Every 3 December, Latin American Medicine Day is celebrated to pay tribute to the sector, coinciding with the birthday of the Cuban scholar Carlos Juan Finlay y Barrés, born in Camagüey in 1833, who discovered the transmitting agent of yellow fever.
A marked vocation of service to humanity is the sentiment that moves those who dedicate themselves to the noble profession of working in the medical sector.
In different specialities: doctors, nurses, technologists, etc., all are essential to society in order to provide it with well-being and happiness.
Those in charge of restoring and preserving man’s most precious treasure: health, have the privilege and the commitment to be closer to the human being.
They are dressed in impeccable white, but more than their investiture, it is the instinct to help and aid that makes them work night and day, any day of the week, on festive or mournful dates, in cyclones, in intense heat or cold.
Always indispensable, they are equally useful in hospital wards, polyclinics, family doctors’ surgeries, mothers’ and grandparents’ homes, schools, airports. ….
Their range of action touches the whole of society, as they are necessary in the care of hospitalised and ambulatory patients, those requiring surgery, in vaccination campaigns, preventive screening for diseases, or from house to house in the care of chronic or bed-ridden patients.
Specialists in any branch of health care never retire, because even when they retire, they continue to serve their families, neighbours and friends.

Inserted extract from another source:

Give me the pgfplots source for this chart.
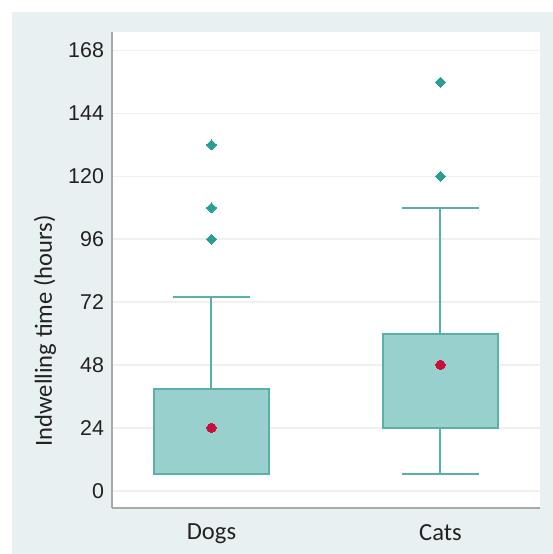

It is a kind of lifelong priesthood.
They spend hours and hours with patients, both to carry out prescribed treatments, monitor their reactions, condition and evolution, and to attend to the multiple needs of the patients and their families.
They excel in caring for the wounded in wars, the victims of natural disasters, the injured in accidents and catastrophes… the greater the risk and the greater the need, the more they grow. The pain of others is not alien to them.
Cuban medical personnel have demonstrated to the world their internationalist essence, when thousands and thousands have taken medical assistance to the top of the Himalayas, to the jungle, to indigenous communities, to cities and towns, in situations of peace or war, in intense cold, in relief work after earthquakes and natural catastrophes, anywhere in the world where they are needed.
There is no greater work than that which is involved with the health and life of people, which is why those who work efficiently and conscientiously in the different medical specialties are at a high level of human dignity.